Apr 10, 2025
2:45pm - 3:00pm
Summit, Level 4, Room 440
Tim Faltermeier1,Samuel Wyss1,Bridger McGimpsey1,David Miller1,Thomas Ferrel1,Dinh Loc Duong2,Torrey McLoughlin1,Josue Goss3,Hugh Churchill3,Nicholas Borys1
Montana State University1,University of Maine2,University of Arkansas, Fayetteville3
Tim Faltermeier1,Samuel Wyss1,Bridger McGimpsey1,David Miller1,Thomas Ferrel1,Dinh Loc Duong2,Torrey McLoughlin1,Josue Goss3,Hugh Churchill3,Nicholas Borys1
Montana State University1,University of Maine2,University of Arkansas, Fayetteville3
Van der Waals crystals are a large class of materials characterized by strong in-plane bonding and weak out-of-plane bonding. This characteristic allows them to easily exfoliate from their bulk form to individual atomic layers. The resulting layers have surfaces free of dangling bonds, allowing for arbitrary re-stacking of any combination of materials and at any twist angles one desires. This presents a huge opportunity to design material stacks, called heterostructures, with tailored optical, electronic, and magnetic properties absent in the stack's individual layers. These heterostructures are already being investigated for potential applications such as next-generation field-effect transistors and single photon light sources for quantum information technologies, as well as physical quantum simulators of the Hubbard model. A major hurdle to investigating the potential applications and new physics found in these heterostructures, is the slow and laborious process by which they are constructed. One must first exfoliate all the materials necessary for the desired heterostructure, then optically identify crystallites of interest with a brightfield microscope, and finally the crystallites must be stacked on top of each other in the desired configuration.
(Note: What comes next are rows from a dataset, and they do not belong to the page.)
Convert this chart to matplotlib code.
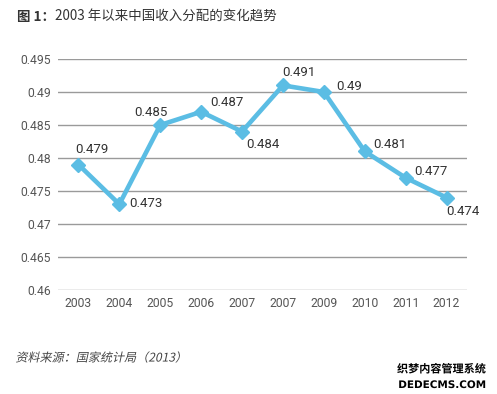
import matplotlib
matplotlib.use("Agg")
import matplotlib.pyplot as plt
import matplotlib.patheffects as pe
from matplotlib.textpath import TextPath
from matplotlib.font_manager import FontProperties
from matplotlib.patches import PathPatch
from matplotlib.transforms import Affine2D, IdentityTransform

categories = ["2003", "2004", "2005", "2006", "2007", "2007", "2009", "2010", "2011", "2012"]
values = [0.479, 0.473, 0.485, 0.487, 0.484, 0.491, 0.49, 0.481, 0.477, 0.474]
value_labels = ["0.479", "0.473", "0.485", "0.487", "0.484", "0.491", "0.49", "0.481", "0.477", "0.474"]
yticks = [0.46, 0.465, 0.47, 0.475, 0.48, 0.485, 0.49, 0.495]
ytick_labels = ["0.46", "0.465", "0.47", "0.475", "0.48", "0.485", "0.49", "0.495"]

title_bold = "图 1："
title_rest = "2003 年以来中国收入分配的变化趋势"
source = "资料来源：国家统计局（2013）"

# label offsets in pixels (dx, dy) and alignment
offsets = [(-3, 15, "left"), (10, 1, "left"), (-9, 13, "center"), (9, 9, "left"),
           (4, -13, "left"), (-1, 13, "left"), (12, 5, "left"), (9, 7, "left"),
           (9, 6, "left"), (0, -14, "left")]

CJK = ["Noto Sans CJK SC", "DejaVu Sans"]
NUM = ["Roboto", "DejaVu Sans"]
blue = "#5bbde4"

W, H = 497, 394
fig = plt.figure(figsize=(W / 100, H / 100), dpi=100)
fig.patch.set_facecolor("white")
ax = fig.add_axes([58 / W, 1 - 290 / H, (467 - 58) / W, (290 - 59) / H])

x = list(range(len(categories)))
ax.plot(x, values, color=blue, lw=3.3, marker="D", markersize=7,
        markerfacecolor=blue, markeredgecolor=blue, solid_joinstyle="miter", zorder=3)

px2pt = 72 / 100
for xi, v, lab, (dx, dy, ha) in zip(x, values, value_labels, offsets):
    ax.annotate(lab, (xi, v), xytext=(dx * px2pt, dy * px2pt), textcoords="offset points",
                ha=ha, va="center", fontsize=9.5, color="#333333", family=NUM, zorder=4)

ax.set_xlim(-0.5, len(categories) - 0.5)
ax.set_ylim(0.46, 0.495)
ax.set_yticks(yticks)
ax.set_yticklabels(ytick_labels, family=NUM, fontsize=8.7, color="#555555")
ax.set_xticks(x)
ax.set_xticklabels(categories, family=NUM, fontsize=8.7, color="#555555")
ax.tick_params(axis="both", length=0, pad=5)
ax.grid(axis="y", color="#9a9a9a", lw=1.0)
ax.set_axisbelow(True)
for s in ax.spines.values():
    s.set_visible(False)

t1 = fig.text(17 / W, 1 - 17 / H, title_bold, family=CJK, fontsize=9.7,
              fontweight="bold", color="#333333", va="center", ha="left")
fig.canvas.draw()
bb = t1.get_window_extent()
fig.text(bb.x1 / W, 1 - 17 / H, title_rest, family=CJK, fontsize=9.7,
         color="#333333", va="center", ha="left")

# italic (slanted) source line drawn as a skewed text path, in pixel coordinates
fp = FontProperties(family="Noto Sans CJK SC")
tp = TextPath((0, 0), source, size=12.0, prop=fp)
ext = tp.get_extents()
tr = (Affine2D().translate(-ext.x0, -(ext.y0 + ext.y1) / 2)
      .skew_deg(12, 0)
      .scale(166 / ext.width * 0.98, 1.0)
      .translate(17, H - 357))
fig.patches.append(PathPatch(tr.transform_path(tp), transform=IdentityTransform(),
                             facecolor="#444444", edgecolor="none", figure=fig))

wm1 = fig.text(486 / W, 1 - 369 / H, "织梦内容管理系统", family=CJK, fontsize=8,
               fontweight="bold", color="black", va="center", ha="right")
wm2 = fig.text(486 / W, 1 - 385 / H, "DEDECMS.COM", family=["DejaVu Sans"], fontsize=7.5,
               fontweight="bold", color="black", va="center", ha="right")
for w in (wm1, wm2):
    w.set_path_effects([pe.withStroke(linewidth=2, foreground="white")])

fig.savefig("out.png", dpi=100, facecolor="white")
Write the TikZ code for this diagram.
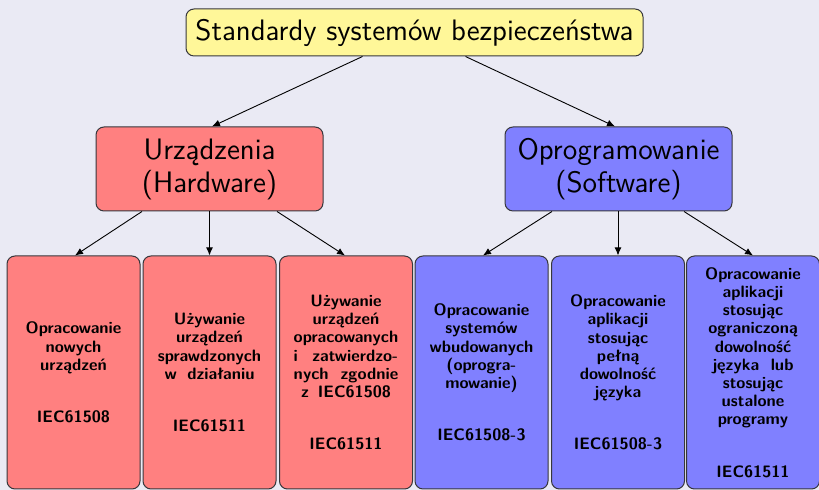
\documentclass[tikz,border=0pt]{standalone}
\usepackage{fontspec}
\usepackage{calc}
\usetikzlibrary{arrows.meta,calc}

\definecolor{bgc}{RGB}{234,234,244}
\definecolor{hwc}{RGB}{255,128,128}
\definecolor{swc}{RGB}{128,128,255}
\definecolor{topc}{RGB}{255,247,153}
\definecolor{edgec}{RGB}{55,55,60}

% stretch the spaces of a line to a given width
\newcommand\spreadto[2]{\makebox[#1][s]{#2}}

\tikzset{
  box/.style={draw=edgec, line width=0.5pt, rounded corners=4pt, inner sep=0pt, align=center},
  headbox/.style={box, fill=topc, minimum width=228.5pt, minimum height=23.5pt,
    font=\sffamily\fontsize{14.8}{16.5}\selectfont},
  groupbox/.style={box, minimum width=113.5pt, minimum height=42pt,
    font=\sffamily\fontsize{14.8}{16.5}\selectfont},
  leafbox/.style={box, minimum width=66.5pt, minimum height=116.5pt,
    font=\sffamily\bfseries\fontsize{8.25}{9.1}\selectfont},
  link/.style={-{Latex[length=4pt,width=3.4pt]}, line width=0.45pt, black},
}

\begin{document}
\begin{tikzpicture}[x=0.5pt, y=-0.5pt]
  \useasboundingbox (0,0) rectangle (819,490);
  \fill[bgc] (0,0) rectangle (819,490);

  % root and the two groups
  \node[headbox] (top) at (414.5,32.5) {Standardy systemów bezpieczeństwa};
  \node[groupbox, fill=hwc] (hw) at (209.5,169) {Urządzenia\\(Hardware)};
  \node[groupbox, fill=swc] (sw) at (618.5,169) {Oprogramowanie\\(Software)};

  % hardware leaves
  \node[leafbox, fill=hwc] (h1) at (73.5,372.5)
    {Opracowanie\\nowych\\urządzeń\\[17pt]IEC61508};
  \node[leafbox, fill=hwc] (h2) at (209.5,372.5)
    {Używanie\\urządzeń\\sprawdzonych\\\spreadto{45pt}{w działaniu}\\[17pt]IEC61511};
  \node[leafbox, fill=hwc] (h3) at (346,372.5)
    {Używanie\\urządzeń\\opracowanych\\\spreadto{\widthof{opracowanych}}{i zatwierdzo-}\\%
     \spreadto{\widthof{opracowanych}}{nych zgodnie}\\\spreadto{45pt}{z IEC61508}\\[17pt]IEC61511};

  % software leaves
  \node[leafbox, fill=swc] (s1) at (481.5,372.5)
    {Opracowanie\\systemów\\wbudowanych\\(oprogra-\\mowanie)\\[17pt]IEC61508-3};
  \node[leafbox, fill=swc] (s2) at (618,372.5)
    {Opracowanie\\aplikacji\\stosując\\pełną\\dowolność\\języka\\[17pt]IEC61508-3};
  \node[leafbox, fill=swc] (s3) at (753,372.5)
    {Opracowanie\\aplikacji\\stosując\\ograniczoną\\dowolność\\\spreadto{40.5pt}{języka lub}\\stosując\\ustalone\\programy\\[17pt]IEC61511};

  % connectors
  \draw[link] ($(top.south)+(-52,0)$) -- ($(hw.north)+(2.5,0)$);
  \draw[link] ($(top.south)+(51,0)$)  -- ($(sw.north)+(-3.5,0)$);

  \draw[link] ($(hw.south)+(-67.5,0)$) -- ($(h1.north)+(1.5,0)$);
  \draw[link] (hw.south) -- (h2.north);
  \draw[link] ($(hw.south)+(67.5,0)$)  -- ($(h3.north)+(-1,0)$);

  \draw[link] ($(sw.south)+(-66.5,0)$) -- ($(s1.north)+(1.5,0)$);
  \draw[link] ($(sw.south)+(-0.5,0)$)  -- (s2.north);
  \draw[link] ($(sw.south)+(65.5,0)$)  -- (s3.north);
\end{tikzpicture}
\end{document}
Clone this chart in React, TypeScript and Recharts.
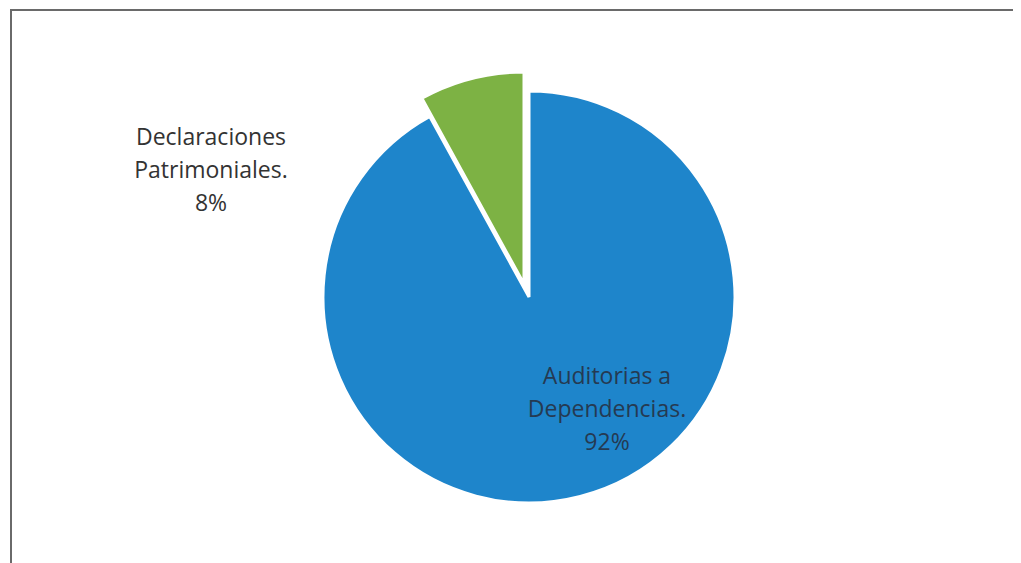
import React from "react";
import { PieChart, Pie, Cell } from "recharts";

const categories = ["Auditorias a Dependencias.", "Declaraciones Patrimoniales."];
const labelLines = [["Auditorias a", "Dependencias."], ["Declaraciones", "Patrimoniales."]];
const values = [92, 8];
const colors = ["#1e85cb", "#7db244"];

const data = categories.map((name, i) => ({ name, value: values[i] }));

const W = 1013;
const H = 555;
const FONT = "'Open Sans', 'Noto Sans', sans-serif";
const MARGIN = { top: 0, right: 0, bottom: 0, left: 0 };

// label offsets relative to the slice's pie center (middle line)
const LABEL_OFFSET: Record<number, [number, number]> = {
  0: [78, 111],
  1: [-313, -115],
};
const TEXT_COLORS = ["#253a52", "#333333"];

function makeLabel(only: number) {
  return (props: any) => {
    const { cx, cy, index, percent } = props;
    if (index !== only) return null;
    const [dx, dy] = LABEL_OFFSET[index];
    const x = cx + dx;
    const y = cy + dy;
    const lines = [...labelLines[index], `${Math.round(percent * 100)}%`];
    return (
      <text
        x={x}
        y={y}
        textAnchor="middle"
        fill={TEXT_COLORS[index]}
        fontFamily={FONT}
        fontSize={23}
      >
        {lines.map((l, k) => (
          <tspan key={k} x={x} y={y + (k - 1) * 33} dominantBaseline="central">
            {l}
          </tspan>
        ))}
      </text>
    );
  };
}

export default function App() {
  return (
    <div style={{ position: "relative", width: W, height: H, overflow: "hidden" }}>
      <div
        style={{
          position: "absolute",
          left: 2,
          top: 1,
          width: W - 2,
          height: H - 1,
          borderTop: "2px solid #6a6a6a",
          borderLeft: "2px solid #6a6a6a",
          boxSizing: "border-box",
        }}
      />
      <div style={{ position: "absolute", left: 0, top: 0 }}>
        <PieChart width={W} height={H} margin={MARGIN}>
          <Pie
            data={data}
            dataKey="value"
            nameKey="name"
            cx={521}
            cy={289}
            outerRadius={206}
            startAngle={90}
            endAngle={-270}
            stroke="#ffffff"
            strokeWidth={3}
            isAnimationActive={false}
            labelLine={false}
            label={makeLabel(0)}
          >
            {data.map((d, i) => (
              <Cell
                key={d.name}
                fill={i === 0 ? colors[0] : "none"}
                stroke={i === 0 ? "#ffffff" : "none"}
              />
            ))}
          </Pie>
          <Pie
            data={data}
            dataKey="value"
            nameKey="name"
            cx={516}
            cy={276}
            outerRadius={212}
            startAngle={90}
            endAngle={-270}
            stroke="#ffffff"
            strokeWidth={3}
            isAnimationActive={false}
            labelLine={false}
            label={makeLabel(1)}
          >
            {data.map((d, i) => (
              <Cell
                key={d.name}
                fill={i === 1 ? colors[1] : "none"}
                stroke={i === 1 ? "#ffffff" : "none"}
              />
            ))}
          </Pie>
        </PieChart>
      </div>
    </div>
  );
}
It is the second step in this process, the optical identification of crystallites, which is the most time consuming. In this work, we introduce an automated scanning brightfield microscope with integrated AI-based image segmentation algorithms and point spectroscopy capabilities, for the automatic identification of 2D crystallites based on the brightfield optical images and the confirmation of the layer number of the crystallites with point photoluminescence and Raman spectroscopy. Additionally, this instrument is designed to be integrated into a fully automated production pipeline for heterostructures, where two other robotic instruments handle the exfoliation and the stacking. This production pipeline will be housed in a glovebox with an inert gas atmosphere, allowing the processing of van der Waals materials that are air sensitive. The entire system has the potential to greatly accelerate the production of heterostructures, allowing researchers to spend more time characterizing and developing them into viable technologies.